## Begin Source records

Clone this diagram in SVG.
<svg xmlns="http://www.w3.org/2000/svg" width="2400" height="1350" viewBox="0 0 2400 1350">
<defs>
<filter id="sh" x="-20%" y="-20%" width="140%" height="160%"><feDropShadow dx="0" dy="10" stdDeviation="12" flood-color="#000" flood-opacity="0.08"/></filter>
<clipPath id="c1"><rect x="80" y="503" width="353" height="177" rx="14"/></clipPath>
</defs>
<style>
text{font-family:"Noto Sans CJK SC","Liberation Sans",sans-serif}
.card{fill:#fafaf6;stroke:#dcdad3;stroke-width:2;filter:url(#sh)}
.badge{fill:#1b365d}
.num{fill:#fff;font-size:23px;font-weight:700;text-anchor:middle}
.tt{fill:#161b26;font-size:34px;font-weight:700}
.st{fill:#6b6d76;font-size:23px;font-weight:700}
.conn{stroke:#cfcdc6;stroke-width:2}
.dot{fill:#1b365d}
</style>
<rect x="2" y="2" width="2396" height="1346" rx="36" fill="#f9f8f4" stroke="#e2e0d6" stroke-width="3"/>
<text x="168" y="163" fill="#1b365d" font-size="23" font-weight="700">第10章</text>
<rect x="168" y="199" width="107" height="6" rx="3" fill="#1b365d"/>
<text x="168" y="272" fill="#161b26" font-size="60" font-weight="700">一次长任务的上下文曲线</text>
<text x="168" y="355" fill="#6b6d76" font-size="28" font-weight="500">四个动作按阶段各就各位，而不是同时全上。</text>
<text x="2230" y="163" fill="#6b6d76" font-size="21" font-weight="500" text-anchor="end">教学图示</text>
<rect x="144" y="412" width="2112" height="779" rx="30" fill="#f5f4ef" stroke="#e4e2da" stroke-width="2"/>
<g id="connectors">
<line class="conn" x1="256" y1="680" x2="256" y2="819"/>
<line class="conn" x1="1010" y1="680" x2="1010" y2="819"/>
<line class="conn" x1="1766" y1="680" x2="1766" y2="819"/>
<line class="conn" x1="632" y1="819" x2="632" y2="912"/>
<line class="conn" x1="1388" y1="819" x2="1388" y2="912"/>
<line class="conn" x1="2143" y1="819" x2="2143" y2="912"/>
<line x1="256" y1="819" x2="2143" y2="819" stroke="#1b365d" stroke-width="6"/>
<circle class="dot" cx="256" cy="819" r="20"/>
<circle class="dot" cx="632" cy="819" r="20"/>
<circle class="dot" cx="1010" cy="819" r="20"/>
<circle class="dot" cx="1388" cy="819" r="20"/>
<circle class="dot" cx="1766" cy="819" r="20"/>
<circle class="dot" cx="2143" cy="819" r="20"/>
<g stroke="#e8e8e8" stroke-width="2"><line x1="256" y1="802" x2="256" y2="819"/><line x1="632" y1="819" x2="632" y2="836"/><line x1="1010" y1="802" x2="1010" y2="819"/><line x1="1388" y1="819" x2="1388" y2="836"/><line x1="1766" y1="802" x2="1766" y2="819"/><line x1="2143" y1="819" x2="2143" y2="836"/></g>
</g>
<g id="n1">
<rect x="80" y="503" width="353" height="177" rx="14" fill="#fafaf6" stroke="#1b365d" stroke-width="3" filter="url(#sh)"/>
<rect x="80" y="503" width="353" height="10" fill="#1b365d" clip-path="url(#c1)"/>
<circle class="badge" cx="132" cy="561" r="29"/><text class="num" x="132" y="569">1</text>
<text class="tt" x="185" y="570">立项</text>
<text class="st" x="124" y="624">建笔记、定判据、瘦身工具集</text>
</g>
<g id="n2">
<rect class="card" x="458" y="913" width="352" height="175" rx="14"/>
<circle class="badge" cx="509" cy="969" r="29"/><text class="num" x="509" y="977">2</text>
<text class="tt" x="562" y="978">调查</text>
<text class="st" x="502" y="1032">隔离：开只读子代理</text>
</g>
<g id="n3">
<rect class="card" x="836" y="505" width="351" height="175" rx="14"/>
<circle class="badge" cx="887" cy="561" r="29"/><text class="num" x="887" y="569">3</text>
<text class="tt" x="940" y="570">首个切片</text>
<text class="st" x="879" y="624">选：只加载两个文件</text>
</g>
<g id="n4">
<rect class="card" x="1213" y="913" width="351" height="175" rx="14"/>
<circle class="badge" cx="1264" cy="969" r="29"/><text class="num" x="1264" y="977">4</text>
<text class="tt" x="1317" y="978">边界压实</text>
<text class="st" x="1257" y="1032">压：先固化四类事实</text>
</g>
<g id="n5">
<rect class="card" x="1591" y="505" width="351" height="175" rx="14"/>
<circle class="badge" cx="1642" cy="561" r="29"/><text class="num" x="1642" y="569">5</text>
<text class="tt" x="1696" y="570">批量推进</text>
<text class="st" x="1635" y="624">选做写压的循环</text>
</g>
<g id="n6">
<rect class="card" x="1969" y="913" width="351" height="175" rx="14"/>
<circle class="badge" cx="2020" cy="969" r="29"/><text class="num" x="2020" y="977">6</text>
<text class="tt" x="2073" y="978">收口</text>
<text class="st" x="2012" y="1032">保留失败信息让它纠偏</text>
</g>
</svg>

## End Source records
## Begin Source records

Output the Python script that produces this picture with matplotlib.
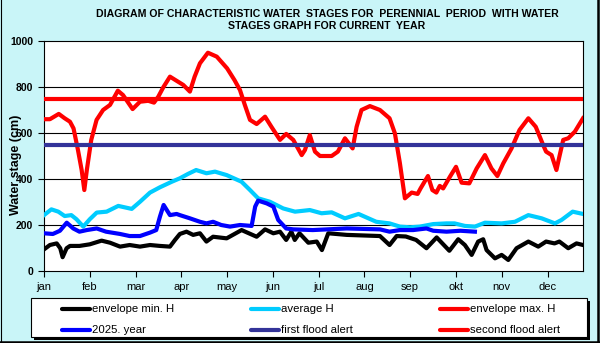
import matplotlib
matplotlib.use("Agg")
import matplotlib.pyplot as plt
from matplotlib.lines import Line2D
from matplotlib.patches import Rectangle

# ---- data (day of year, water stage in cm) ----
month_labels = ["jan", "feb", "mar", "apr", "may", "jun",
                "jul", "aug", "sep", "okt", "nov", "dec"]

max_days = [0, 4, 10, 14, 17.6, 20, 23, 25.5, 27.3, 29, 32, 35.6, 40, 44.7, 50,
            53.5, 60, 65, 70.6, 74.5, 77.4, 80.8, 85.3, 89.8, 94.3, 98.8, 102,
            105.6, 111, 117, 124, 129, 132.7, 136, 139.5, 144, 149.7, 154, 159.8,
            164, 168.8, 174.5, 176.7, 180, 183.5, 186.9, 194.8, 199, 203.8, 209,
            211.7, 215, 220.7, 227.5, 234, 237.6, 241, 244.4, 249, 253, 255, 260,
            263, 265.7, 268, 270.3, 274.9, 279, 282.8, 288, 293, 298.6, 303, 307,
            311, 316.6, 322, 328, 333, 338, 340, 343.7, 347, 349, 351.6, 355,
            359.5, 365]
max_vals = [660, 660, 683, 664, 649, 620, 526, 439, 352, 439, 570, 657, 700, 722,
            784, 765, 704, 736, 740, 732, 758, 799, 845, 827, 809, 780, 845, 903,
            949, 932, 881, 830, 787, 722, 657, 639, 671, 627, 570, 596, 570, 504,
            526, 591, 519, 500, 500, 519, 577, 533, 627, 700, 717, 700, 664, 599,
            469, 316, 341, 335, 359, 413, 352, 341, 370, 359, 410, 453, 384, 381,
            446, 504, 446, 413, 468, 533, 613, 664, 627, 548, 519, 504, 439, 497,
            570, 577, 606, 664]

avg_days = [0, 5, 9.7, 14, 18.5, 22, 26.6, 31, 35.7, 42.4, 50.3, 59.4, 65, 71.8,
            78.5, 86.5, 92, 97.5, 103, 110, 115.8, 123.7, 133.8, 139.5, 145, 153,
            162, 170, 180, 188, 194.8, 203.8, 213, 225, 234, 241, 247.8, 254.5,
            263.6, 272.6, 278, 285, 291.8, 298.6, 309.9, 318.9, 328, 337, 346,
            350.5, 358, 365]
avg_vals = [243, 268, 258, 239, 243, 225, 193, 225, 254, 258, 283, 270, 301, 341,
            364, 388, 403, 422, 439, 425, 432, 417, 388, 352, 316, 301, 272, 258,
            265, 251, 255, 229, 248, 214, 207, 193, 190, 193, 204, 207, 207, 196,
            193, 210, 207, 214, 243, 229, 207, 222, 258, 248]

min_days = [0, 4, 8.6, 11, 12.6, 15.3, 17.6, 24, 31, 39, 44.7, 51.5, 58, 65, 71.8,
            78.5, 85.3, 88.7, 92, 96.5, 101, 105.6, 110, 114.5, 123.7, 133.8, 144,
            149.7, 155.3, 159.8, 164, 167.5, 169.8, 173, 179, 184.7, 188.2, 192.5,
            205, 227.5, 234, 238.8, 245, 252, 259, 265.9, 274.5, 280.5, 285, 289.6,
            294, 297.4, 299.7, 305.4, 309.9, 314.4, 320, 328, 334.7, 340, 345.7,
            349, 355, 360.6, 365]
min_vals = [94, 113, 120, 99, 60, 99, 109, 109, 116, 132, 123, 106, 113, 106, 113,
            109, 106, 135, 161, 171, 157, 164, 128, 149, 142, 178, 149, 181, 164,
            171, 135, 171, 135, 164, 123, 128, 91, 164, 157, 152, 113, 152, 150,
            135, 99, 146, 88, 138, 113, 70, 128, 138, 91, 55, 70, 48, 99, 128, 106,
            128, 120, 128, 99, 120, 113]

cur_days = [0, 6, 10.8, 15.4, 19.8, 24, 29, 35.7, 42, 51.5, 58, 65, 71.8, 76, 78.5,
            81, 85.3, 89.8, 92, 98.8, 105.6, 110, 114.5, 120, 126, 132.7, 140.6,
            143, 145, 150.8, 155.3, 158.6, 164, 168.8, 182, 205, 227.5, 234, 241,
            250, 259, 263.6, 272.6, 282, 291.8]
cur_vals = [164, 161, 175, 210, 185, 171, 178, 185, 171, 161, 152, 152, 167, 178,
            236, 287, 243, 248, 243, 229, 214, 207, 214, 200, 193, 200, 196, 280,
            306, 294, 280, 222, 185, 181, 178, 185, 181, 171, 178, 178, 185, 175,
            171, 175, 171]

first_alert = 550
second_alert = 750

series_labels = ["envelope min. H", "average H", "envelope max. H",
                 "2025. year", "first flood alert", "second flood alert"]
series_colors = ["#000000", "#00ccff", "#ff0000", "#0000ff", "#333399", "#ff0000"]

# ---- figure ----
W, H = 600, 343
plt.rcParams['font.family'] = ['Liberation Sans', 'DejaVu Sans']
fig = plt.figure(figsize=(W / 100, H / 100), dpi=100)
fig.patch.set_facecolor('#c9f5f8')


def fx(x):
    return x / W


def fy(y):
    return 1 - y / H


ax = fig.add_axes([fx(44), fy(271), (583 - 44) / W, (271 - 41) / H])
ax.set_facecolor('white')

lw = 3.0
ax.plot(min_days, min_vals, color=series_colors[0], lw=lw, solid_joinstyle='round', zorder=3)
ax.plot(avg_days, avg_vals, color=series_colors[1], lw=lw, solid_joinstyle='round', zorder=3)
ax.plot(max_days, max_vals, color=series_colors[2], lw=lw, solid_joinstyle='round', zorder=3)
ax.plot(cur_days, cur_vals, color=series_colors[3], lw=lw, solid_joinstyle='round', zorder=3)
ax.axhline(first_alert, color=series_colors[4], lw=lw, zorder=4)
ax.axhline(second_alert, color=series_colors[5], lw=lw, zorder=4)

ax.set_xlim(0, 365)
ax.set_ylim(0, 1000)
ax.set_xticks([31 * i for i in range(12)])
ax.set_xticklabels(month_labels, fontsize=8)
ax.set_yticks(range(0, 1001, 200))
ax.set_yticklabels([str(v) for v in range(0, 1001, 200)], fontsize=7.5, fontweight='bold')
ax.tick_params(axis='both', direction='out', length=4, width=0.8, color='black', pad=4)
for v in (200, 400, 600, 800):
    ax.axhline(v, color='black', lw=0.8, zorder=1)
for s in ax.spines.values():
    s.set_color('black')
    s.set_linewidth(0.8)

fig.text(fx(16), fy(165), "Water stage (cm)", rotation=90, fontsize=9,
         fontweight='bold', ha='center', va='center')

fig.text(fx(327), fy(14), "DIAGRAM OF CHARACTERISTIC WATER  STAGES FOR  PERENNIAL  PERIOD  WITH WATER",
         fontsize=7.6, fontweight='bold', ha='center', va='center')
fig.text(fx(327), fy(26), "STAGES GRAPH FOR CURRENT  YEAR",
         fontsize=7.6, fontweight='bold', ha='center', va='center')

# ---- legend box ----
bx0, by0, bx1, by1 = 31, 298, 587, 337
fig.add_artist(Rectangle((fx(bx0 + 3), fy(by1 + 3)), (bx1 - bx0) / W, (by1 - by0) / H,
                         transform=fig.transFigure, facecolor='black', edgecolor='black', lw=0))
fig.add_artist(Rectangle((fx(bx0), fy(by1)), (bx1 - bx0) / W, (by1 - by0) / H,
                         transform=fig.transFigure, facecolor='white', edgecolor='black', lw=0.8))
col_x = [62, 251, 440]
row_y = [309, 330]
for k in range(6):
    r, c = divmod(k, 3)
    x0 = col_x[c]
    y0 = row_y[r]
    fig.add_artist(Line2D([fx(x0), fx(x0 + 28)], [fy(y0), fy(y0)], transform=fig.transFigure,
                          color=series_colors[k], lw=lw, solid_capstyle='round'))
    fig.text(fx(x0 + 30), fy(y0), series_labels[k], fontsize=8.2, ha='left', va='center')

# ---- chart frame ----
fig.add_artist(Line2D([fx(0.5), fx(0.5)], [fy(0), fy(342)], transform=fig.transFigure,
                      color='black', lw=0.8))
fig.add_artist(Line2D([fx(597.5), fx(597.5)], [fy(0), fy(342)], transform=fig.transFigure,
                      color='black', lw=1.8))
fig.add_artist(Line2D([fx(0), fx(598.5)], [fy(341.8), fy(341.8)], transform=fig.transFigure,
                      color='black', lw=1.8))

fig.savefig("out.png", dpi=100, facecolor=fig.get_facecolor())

## End Source records
## Begin Source records

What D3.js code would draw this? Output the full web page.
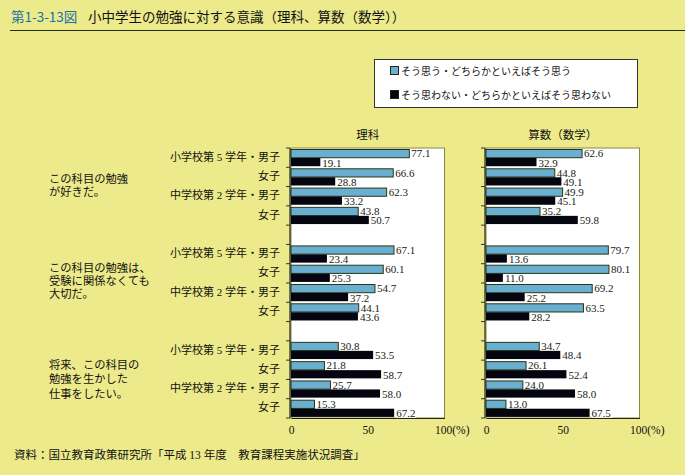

## End Source records

* _Task description_: Copy the listing above exactly, but only from the line with "Output the Python" through the line with "570, 577, 606, 664]", including those two lines and excluding any picture.

* _Solution to this exercise_:
Output the Python script that produces this picture with matplotlib.
import matplotlib
matplotlib.use("Agg")
import matplotlib.pyplot as plt
from matplotlib.lines import Line2D
from matplotlib.patches import Rectangle

# ---- data (day of year, water stage in cm) ----
month_labels = ["jan", "feb", "mar", "apr", "may", "jun",
                "jul", "aug", "sep", "okt", "nov", "dec"]

max_days = [0, 4, 10, 14, 17.6, 20, 23, 25.5, 27.3, 29, 32, 35.6, 40, 44.7, 50,
            53.5, 60, 65, 70.6, 74.5, 77.4, 80.8, 85.3, 89.8, 94.3, 98.8, 102,
            105.6, 111, 117, 124, 129, 132.7, 136, 139.5, 144, 149.7, 154, 159.8,
            164, 168.8, 174.5, 176.7, 180, 183.5, 186.9, 194.8, 199, 203.8, 209,
            211.7, 215, 220.7, 227.5, 234, 237.6, 241, 244.4, 249, 253, 255, 260,
            263, 265.7, 268, 270.3, 274.9, 279, 282.8, 288, 293, 298.6, 303, 307,
            311, 316.6, 322, 328, 333, 338, 340, 343.7, 347, 349, 351.6, 355,
            359.5, 365]
max_vals = [660, 660, 683, 664, 649, 620, 526, 439, 352, 439, 570, 657, 700, 722,
            784, 765, 704, 736, 740, 732, 758, 799, 845, 827, 809, 780, 845, 903,
            949, 932, 881, 830, 787, 722, 657, 639, 671, 627, 570, 596, 570, 504,
            526, 591, 519, 500, 500, 519, 577, 533, 627, 700, 717, 700, 664, 599,
            469, 316, 341, 335, 359, 413, 352, 341, 370, 359, 410, 453, 384, 381,
            446, 504, 446, 413, 468, 533, 613, 664, 627, 548, 519, 504, 439, 497,
            570, 577, 606, 664]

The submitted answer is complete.